Et pourtant, nous sommes tous et toutes responsables. Nous avons le devoir d’être indignés par les effusions de sang, les crimes de guerre, les vols de terres et les déplacements massifs de population perpétrés par Israël. Nous sommes indignés par ceux qui prétendent représenter nos communautés, mais qui se servent de leurs plateformes pour répandre le racisme anti-palestinien et glorifier la violence. Il est de notre responsabilité d’exiger de notre gouvernement qu’il cesse de soutenir les actions intolérables d’Israël et prenne des mesures tangibles pour faire cesser les massacres.

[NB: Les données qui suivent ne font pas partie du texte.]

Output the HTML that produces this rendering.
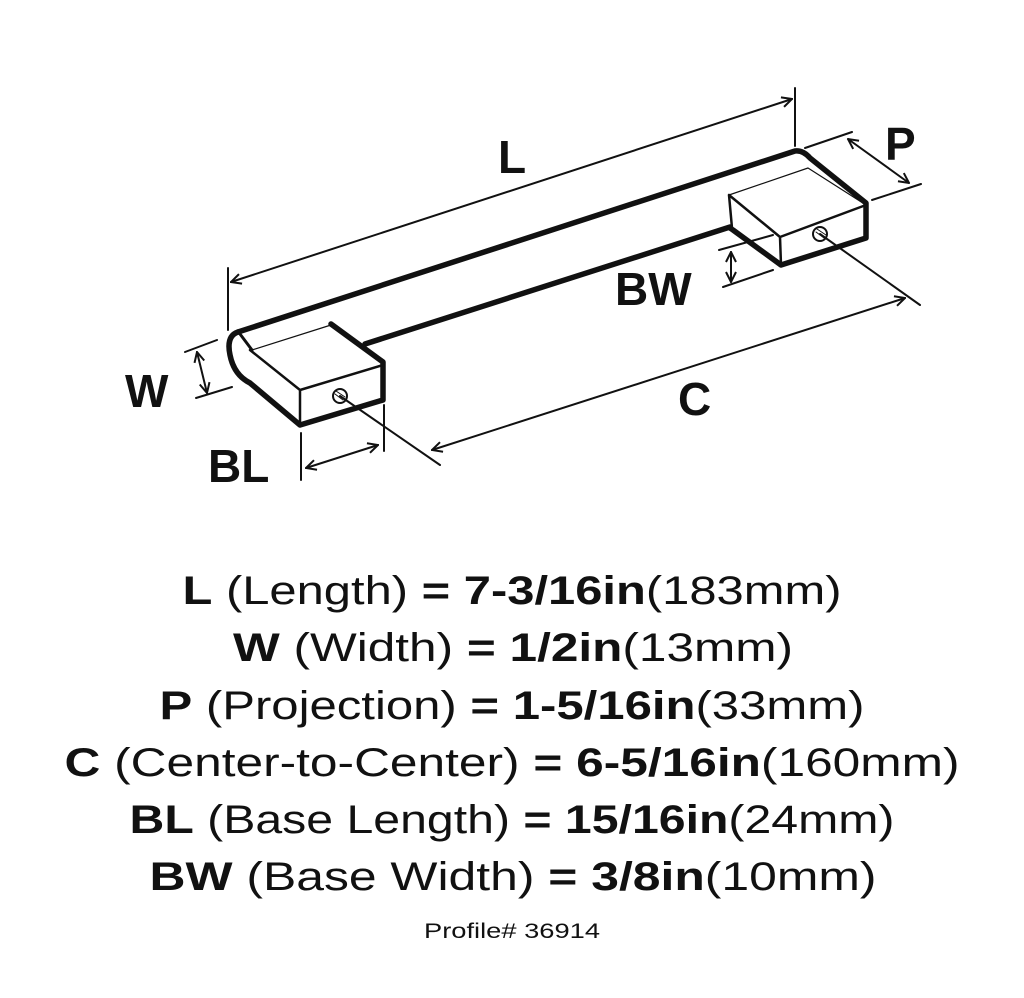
<!DOCTYPE html>
<html><head><meta charset="utf-8"><style>
html,body{margin:0;padding:0;background:#fff;}
svg{display:block;}
text{font-family:"Liberation Sans",sans-serif;fill:#111;}
</style></head><body>
<svg width="1024" height="998" viewBox="0 0 1024 998" xmlns="http://www.w3.org/2000/svg">
<rect width="1024" height="998" fill="#fff"/>
<defs>
<marker id="a" viewBox="0 0 12 12" refX="11" refY="6" markerWidth="12" markerHeight="12" markerUnits="userSpaceOnUse" orient="auto-start-reverse">
<path d="M1,1 L11,6 L1,11" fill="none" stroke="#111" stroke-width="2"/>
</marker>
</defs>
<g stroke="#111" fill="none" stroke-linecap="round" stroke-linejoin="round">
<path d="M238,332 L795,151 Q803,150 810,158 L866,203 L866,238 L781,265 L733,230 L730,228" stroke-width="5.5"/>
<path d="M365,344 L730,227" stroke-width="5.5"/>
<path d="M238,332 Q226,336 230,355 Q234,375 250,383 L300,425 L383,400 L383,362 L331,324" stroke-width="5.5"/>
<path d="M250,350 L300,390 L383,365 M300,390 L300,425" stroke-width="2.5"/>
<path d="M252,350 L331,325" stroke-width="1.2"/>
<path d="M240,334 L252,350" stroke-width="3"/>
<path d="M729,195 L780,237 L866,205 M780,237 L781,265 M729,195 L732,228" stroke-width="2.5"/>
<path d="M729,195 L808,168 L866,205" stroke-width="1.2"/>
<circle cx="340" cy="396" r="7" stroke-width="2"/>
<circle cx="820" cy="234" r="7" stroke-width="2"/>
<path d="M335,394 L343,400 M336,391 L345,397 M816,232 L824,238 M817,229 L826,235" stroke-width="1"/>
<path d="M340,396 L440,465 M820,234 L920,305" stroke-width="2"/>
<line x1="432" y1="450" x2="905" y2="298" stroke-width="2" marker-start="url(#a)" marker-end="url(#a)"/>
<path d="M228,268 L228,330 M795,88 L795,146" stroke-width="2"/>
<line x1="231" y1="282" x2="792" y2="99" stroke-width="2" marker-start="url(#a)" marker-end="url(#a)"/>
<path d="M805,148 L852,132 M872,200 L921,184" stroke-width="2"/>
<line x1="848" y1="139" x2="909" y2="183" stroke-width="2" marker-start="url(#a)" marker-end="url(#a)"/>
<path d="M719,250 L773,235 M723,287 L773,270" stroke-width="2"/>
<line x1="731" y1="252" x2="731" y2="282" stroke-width="2" marker-start="url(#a)" marker-end="url(#a)"/>
<path d="M185,352 L217,340 M196,398 L232,387" stroke-width="2"/>
<line x1="197" y1="352" x2="207" y2="393" stroke-width="2" marker-start="url(#a)" marker-end="url(#a)"/>
<path d="M301,433 L301,480 M384,405 L384,451" stroke-width="2"/>
<line x1="306" y1="468" x2="378" y2="445" stroke-width="2" marker-start="url(#a)" marker-end="url(#a)"/>
</g>
<g font-size="46" font-weight="bold">
<text x="498" y="173">L</text>
<text x="885" y="160">P</text>
<text x="615" y="305">BW</text>
<text x="125" y="407">W</text>
<text x="678" y="415">C</text>
<text x="208" y="482">BL</text>
</g>
<g font-size="40" text-anchor="middle">
<text x="512" y="604" textLength="659" lengthAdjust="spacingAndGlyphs"><tspan font-weight="bold">L</tspan> (Length) <tspan font-weight="bold">= 7-3/16in</tspan>(183mm)</text>
<text x="513" y="661" textLength="560" lengthAdjust="spacingAndGlyphs"><tspan font-weight="bold">W</tspan> (Width) <tspan font-weight="bold">= 1/2in</tspan>(13mm)</text>
<text x="512" y="719" textLength="705" lengthAdjust="spacingAndGlyphs"><tspan font-weight="bold">P</tspan> (Projection) <tspan font-weight="bold">= 1-5/16in</tspan>(33mm)</text>
<text x="512" y="776" textLength="895" lengthAdjust="spacingAndGlyphs"><tspan font-weight="bold">C</tspan> (Center-to-Center) <tspan font-weight="bold">= 6-5/16in</tspan>(160mm)</text>
<text x="512" y="833" textLength="765" lengthAdjust="spacingAndGlyphs"><tspan font-weight="bold">BL</tspan> (Base Length) <tspan font-weight="bold">= 15/16in</tspan>(24mm)</text>
<text x="513" y="890" textLength="727" lengthAdjust="spacingAndGlyphs"><tspan font-weight="bold">BW</tspan> (Base Width) <tspan font-weight="bold">= 3/8in</tspan>(10mm)</text>
</g>
<text x="512" y="938" font-size="21" text-anchor="middle" textLength="176" lengthAdjust="spacingAndGlyphs">Profile# 36914</text>
</svg>
</body></html>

Tel est le sens que nous devons donner à la techouva. Faire face à la responsabilité que nous partageons tous et toutes, non seulement en tant que Juifs et Juives, mais en tant que membres d’une société qui s’est faite complice d’un génocide.

Ainsi, nous demandons à nos frères et à nos sœurs de se joindre à nous dans la techouva cette année.

Reviendrez-vous avec nous aux valeurs éthiques juives? Vous joindrez-vous à nous dans cette nécessaire quête de justice?

Notre éthique doit être ancrée dans cette vérité primordiale que chaque vie est sacrée et que tous les peuples ont le droit de vivre dans la paix et la dignité, l’égalité et la liberté. Lutter pour cette égalité, c’est défendre la valeur juive la plus fondamentale : veiller à ce que chaque vie soit respectée et protégée.

Nous savons pertinemment que les efforts de guerre d’Israël ne pourront qu’entraîner plus de mort et de destruction, car le gouvernement de Netanyahou a ouvert un nouveau front de terreur au Liban. La violence n’arrêtera jamais la violence. Seule la justice pourra apporter la paix à tous les peuples de la région et mettre enfin un terme à ce terrible cycle de brutalité.

À l’aube de l’année 5785, malgré la peine – avec détermination – nous faisons techouva et nous réengageons à œuvrer pour la justice. Plus que jamais, nous invitons toutes les personnes de conscience à se joindre à nous dans cette quête.